## Goal of the exercise:
Nothing outside the range from the line with "Clone this chart in Chart.js." to the line with "const seriesNames = ['MCA" belongs in the copy, and no pictures do either; repeat that range exactly.

## Provided records:
※ ※ ※
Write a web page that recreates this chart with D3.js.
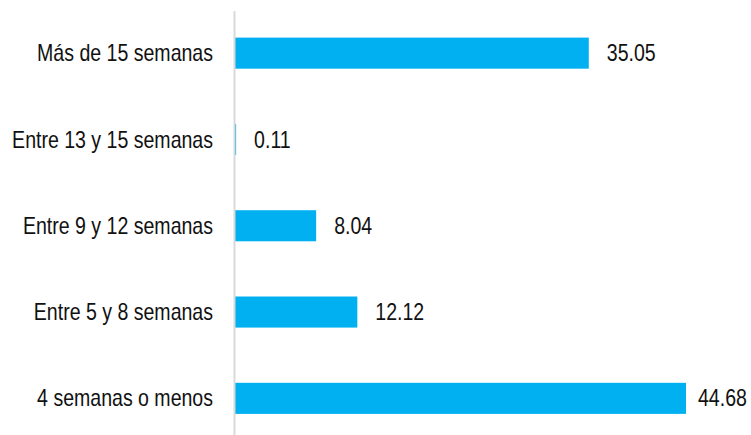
※ ※ ※
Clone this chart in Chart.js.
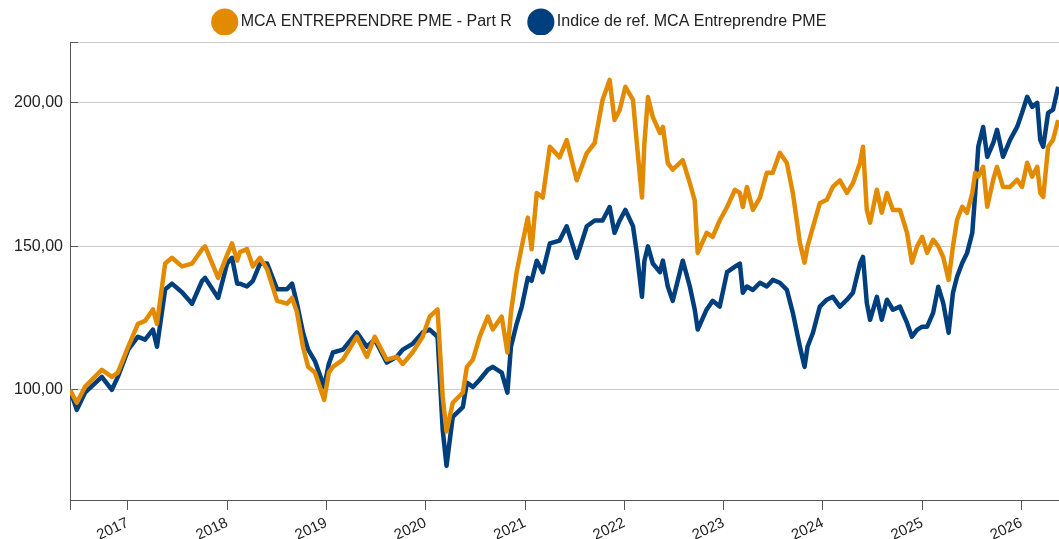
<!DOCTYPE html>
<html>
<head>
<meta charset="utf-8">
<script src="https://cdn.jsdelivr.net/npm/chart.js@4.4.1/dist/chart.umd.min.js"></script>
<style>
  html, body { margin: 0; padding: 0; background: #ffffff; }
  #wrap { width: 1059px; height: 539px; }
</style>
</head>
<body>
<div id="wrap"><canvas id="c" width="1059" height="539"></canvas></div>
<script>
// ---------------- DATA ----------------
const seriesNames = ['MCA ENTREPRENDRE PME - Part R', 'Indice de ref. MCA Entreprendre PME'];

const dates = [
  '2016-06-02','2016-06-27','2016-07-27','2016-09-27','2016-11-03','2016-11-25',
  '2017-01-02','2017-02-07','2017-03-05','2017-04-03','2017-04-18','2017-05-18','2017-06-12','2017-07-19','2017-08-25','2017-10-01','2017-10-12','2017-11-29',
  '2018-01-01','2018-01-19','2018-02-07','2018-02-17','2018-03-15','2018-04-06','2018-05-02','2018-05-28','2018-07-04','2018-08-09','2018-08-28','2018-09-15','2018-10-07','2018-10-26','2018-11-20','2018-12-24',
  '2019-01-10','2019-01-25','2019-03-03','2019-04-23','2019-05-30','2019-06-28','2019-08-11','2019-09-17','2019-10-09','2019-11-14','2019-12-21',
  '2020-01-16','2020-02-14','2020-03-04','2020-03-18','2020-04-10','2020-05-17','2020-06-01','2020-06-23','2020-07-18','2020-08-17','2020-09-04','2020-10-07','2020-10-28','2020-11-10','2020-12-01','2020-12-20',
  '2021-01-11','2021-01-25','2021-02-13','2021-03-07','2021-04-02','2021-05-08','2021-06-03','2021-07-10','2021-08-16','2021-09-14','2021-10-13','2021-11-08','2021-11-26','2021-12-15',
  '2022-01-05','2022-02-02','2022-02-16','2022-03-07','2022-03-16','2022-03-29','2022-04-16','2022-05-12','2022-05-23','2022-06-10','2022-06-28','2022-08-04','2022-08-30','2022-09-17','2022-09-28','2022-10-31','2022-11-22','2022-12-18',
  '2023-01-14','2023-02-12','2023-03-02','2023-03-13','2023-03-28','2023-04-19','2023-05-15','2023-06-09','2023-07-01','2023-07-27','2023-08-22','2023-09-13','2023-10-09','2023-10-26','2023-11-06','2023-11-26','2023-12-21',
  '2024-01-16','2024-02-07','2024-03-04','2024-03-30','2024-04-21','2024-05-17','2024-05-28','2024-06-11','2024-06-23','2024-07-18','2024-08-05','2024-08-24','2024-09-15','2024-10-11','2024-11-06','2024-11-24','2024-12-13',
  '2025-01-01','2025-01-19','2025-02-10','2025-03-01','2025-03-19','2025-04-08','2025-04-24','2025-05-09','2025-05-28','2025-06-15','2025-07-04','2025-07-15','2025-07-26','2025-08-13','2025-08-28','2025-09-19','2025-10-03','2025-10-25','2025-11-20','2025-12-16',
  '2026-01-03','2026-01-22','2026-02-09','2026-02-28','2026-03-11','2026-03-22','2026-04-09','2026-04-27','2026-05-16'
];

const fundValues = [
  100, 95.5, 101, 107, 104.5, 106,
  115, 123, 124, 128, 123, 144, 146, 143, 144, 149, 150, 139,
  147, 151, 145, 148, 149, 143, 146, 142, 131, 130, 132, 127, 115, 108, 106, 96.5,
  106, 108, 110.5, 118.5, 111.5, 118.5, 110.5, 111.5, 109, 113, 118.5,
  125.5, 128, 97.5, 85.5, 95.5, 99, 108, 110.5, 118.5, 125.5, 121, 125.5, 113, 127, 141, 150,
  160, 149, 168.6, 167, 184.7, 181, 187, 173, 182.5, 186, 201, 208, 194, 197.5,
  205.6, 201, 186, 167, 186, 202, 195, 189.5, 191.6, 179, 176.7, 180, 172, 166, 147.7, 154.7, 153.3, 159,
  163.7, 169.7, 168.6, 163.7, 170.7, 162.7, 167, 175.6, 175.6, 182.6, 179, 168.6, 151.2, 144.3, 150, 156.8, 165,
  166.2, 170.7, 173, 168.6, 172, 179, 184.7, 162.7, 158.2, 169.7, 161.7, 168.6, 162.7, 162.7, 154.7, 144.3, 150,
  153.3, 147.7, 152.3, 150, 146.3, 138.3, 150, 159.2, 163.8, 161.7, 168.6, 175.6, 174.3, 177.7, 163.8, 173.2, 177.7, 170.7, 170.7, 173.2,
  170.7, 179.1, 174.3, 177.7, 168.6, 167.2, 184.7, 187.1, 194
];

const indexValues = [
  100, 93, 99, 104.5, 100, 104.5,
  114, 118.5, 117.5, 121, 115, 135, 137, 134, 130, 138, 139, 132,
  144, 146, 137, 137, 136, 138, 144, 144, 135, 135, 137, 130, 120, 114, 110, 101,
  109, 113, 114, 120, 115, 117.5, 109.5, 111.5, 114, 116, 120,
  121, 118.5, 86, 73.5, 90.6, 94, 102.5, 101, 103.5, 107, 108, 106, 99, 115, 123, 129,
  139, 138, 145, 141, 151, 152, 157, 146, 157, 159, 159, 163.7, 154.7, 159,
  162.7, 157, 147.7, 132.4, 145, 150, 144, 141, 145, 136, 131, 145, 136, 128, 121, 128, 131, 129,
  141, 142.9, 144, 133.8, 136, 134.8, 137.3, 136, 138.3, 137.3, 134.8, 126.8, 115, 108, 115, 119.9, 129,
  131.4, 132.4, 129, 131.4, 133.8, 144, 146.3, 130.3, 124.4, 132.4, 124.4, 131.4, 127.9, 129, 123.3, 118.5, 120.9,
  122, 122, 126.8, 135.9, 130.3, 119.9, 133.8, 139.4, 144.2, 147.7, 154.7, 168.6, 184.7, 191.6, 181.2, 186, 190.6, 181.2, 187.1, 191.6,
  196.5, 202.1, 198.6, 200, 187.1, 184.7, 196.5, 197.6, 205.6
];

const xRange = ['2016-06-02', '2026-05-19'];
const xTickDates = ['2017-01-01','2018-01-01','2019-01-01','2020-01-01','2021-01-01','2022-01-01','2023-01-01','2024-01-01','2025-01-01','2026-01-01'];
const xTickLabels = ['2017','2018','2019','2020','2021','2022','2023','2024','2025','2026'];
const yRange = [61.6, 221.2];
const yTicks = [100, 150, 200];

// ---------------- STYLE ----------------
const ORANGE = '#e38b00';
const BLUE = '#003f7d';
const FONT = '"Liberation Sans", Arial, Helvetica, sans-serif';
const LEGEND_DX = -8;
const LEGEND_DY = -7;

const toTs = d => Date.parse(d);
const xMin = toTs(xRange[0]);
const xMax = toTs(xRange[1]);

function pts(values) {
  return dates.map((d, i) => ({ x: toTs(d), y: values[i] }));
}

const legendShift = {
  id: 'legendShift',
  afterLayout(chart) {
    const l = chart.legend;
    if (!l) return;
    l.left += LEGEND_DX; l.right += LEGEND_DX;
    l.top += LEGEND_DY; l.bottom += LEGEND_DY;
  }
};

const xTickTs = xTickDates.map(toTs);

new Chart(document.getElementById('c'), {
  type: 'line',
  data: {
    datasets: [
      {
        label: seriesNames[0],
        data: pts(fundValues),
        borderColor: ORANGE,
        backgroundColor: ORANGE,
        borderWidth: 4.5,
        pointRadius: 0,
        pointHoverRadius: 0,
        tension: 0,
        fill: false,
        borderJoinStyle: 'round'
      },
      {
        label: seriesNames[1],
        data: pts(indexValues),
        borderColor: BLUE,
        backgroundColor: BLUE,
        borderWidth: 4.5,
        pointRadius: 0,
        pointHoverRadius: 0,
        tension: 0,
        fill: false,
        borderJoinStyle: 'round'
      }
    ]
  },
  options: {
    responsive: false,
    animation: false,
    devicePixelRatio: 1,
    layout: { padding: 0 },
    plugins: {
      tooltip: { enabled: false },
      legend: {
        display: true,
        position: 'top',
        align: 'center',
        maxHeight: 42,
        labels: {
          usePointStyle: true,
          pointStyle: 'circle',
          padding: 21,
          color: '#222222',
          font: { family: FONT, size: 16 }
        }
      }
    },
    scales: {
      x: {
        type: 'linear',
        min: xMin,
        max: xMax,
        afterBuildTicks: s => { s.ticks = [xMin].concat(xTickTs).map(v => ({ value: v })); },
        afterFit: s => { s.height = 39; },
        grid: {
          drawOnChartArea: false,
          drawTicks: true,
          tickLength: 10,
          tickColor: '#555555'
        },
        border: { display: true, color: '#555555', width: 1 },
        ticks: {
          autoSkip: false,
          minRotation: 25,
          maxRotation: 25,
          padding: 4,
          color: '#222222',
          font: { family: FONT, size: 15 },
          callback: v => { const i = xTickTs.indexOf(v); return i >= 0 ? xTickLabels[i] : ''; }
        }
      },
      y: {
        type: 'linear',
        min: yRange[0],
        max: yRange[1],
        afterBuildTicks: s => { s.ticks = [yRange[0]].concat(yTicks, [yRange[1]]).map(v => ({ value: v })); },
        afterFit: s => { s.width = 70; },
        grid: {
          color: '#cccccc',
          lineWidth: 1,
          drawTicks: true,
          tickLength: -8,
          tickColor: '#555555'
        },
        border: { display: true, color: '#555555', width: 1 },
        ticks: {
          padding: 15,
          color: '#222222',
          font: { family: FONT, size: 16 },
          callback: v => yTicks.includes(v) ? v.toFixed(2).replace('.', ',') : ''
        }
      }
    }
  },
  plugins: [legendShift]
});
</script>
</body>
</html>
※ ※ ※
## Task answer:
Clone this chart in Chart.js.
<!DOCTYPE html>
<html>
<head>
<meta charset="utf-8">
<script src="https://cdn.jsdelivr.net/npm/chart.js@4.4.1/dist/chart.umd.min.js"></script>
<style>
  html, body { margin: 0; padding: 0; background: #ffffff; }
  #wrap { width: 1059px; height: 539px; }
</style>
</head>
<body>
<div id="wrap"><canvas id="c" width="1059" height="539"></canvas></div>
<script>
// ---------------- DATA ----------------
const seriesNames = ['MCA ENTREPRENDRE PME - Part R', 'Indice de ref. MCA Entreprendre PME'];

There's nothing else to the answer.